Илл. 160. К. Редько. Победитель. Бокс. 1928. Холст, масло. Государственный музей Каракалпакии. Нукус.

«Страшность» события прочитывается и в прямом смысле – как страх от остановившегося в своем движении времени. Парадокс движения в неподвижности и вызываемого им ужаса, очевидно, был неосознанно предугадан художником как особенность надвигающегося исторического периода. Но помимо очевидных социально-политических реалий, имеет место и страх как тип экзистенциального переживания, страх как «предмет» изображения. Наступала эпоха сюрреализма, и мастер чутко реагировал на изменение общего художественного климата. В середине и конце 20-х годов многие художники были захвачены темой страха. Возникает новая мотивика – оперирующие предметно-бытовой фигурацией произведения акцентируют топику смерти и безысходности. Еще раньше появились полные социального гротеска полотна Б. Григорьева, а в конце 20-х – начале 30-х годов возникла пронзительно-трагическая постсупрематическая живопись К. Малевича, развернулся тревожный темперамент А. Древина. Особенно интересен случай художника С. Лучишкина, который, как и Редько, входил в группу проекционистов и был близок с лидером направления художником С. Никритиным. По словам исследователя, в его живописи «сквозь внешнюю наивность проступают трагические знаки: задавленный автомобилем человечек в одном из вариантов картины «Я очень люблю жизнь» (1924–1926) или висящая фигурка самоубийцы в углу наиболее известного его полотна, картины «Шар улетел» (1926) [илл. 161]. Итогом одной из сельских творческих командировок Лучишкина стал живописный фарс «Вытянув шею, сторожит колхозную ночь» (1930, ГТГ), «портрет» нарочито загадочного сельского агрегата, застывшего посреди степи наподобие зловещего тотема». Своеобразный черный юмор визуальных «рассказов» Лучишкина заставляет вспомнить литературный контекст «страхов» конца 20-х годов. На ум сразу приходят обэриуты, а среди них – Хармс и Липавский.

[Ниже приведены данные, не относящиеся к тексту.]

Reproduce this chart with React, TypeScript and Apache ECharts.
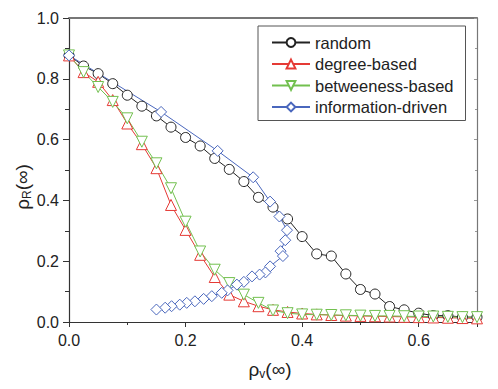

Илл. 161. С. Лучишкин. Шар улетел. 1926. Холст, масло. ГТГ.

О «страшилках» Хармса написано много, для нас в данном случае интереснее второй из упомянутых писателей. В своей работе «Леонид Липавский: „Исследование ужаса“ (опыт медленного чтения)» Т. В. Цивьян отмечала, что для Липавского «…высшая степень ужасности – неподвижность мира, в котором исчезают пространство и время» [299] . Переклички с пространственно-временной структурой произведения художника налицо. Картина Редько как раз и представляет этот неестественно и потому так пугающе застывший в своей конвульсивной схватке мир. Парадокс «Восстания» Редько состоит в представленной здесь космизации (упорядочивании) хаоса, управлении движением масс средствами центростремительного взрывного, а потому разрушительного движения. Но движение по существу – антидвижение. Эмблематичность визуального нарратива передает движение в неподвижности: акцентировано сочетание движения и антидвижения центрально-осевой симметрии. Это каталепсия времени, по Липавскому, или апокалипсический конец, когда «времени уже не будет». Характерно, что в своем дневнике Редько записывает по поводу картины: «Картина „Восстание“ идет как строгий порыв, обоснованный от начала и предвидящий в развитии своем необходимый конец» [300] . Движение в неподвижности есть источник главного страха, и вместе с тем эта темпоральная форма передает суть повествовательности, возникшей на обломках конструктивистской абстракции: это эмблематический нарратив, подчиняющий секуляризованную вербальную динамику статике сакрализованного предстояния. Интересно, что именно слово «эмблема» является для Липавского ключевым для описания особого состояния застывшего времени в другой его работе – «Объяснение времени»: «…время как некая чуждая сила, как река, несущая мир, – только эмблема» [301] .

299

Цивьян Т. В. Леонид Липавский: «Исследование ужаса» // Цивьян Т. В. Семиотические путешествия. СПб., 2001. C. 110.

300

Редько К. Н. Из дневников 1921–1935. C. 66.

301

Липавский Л. Объяснение времени // Леонид Липавский. Исследование ужаса. C. 44.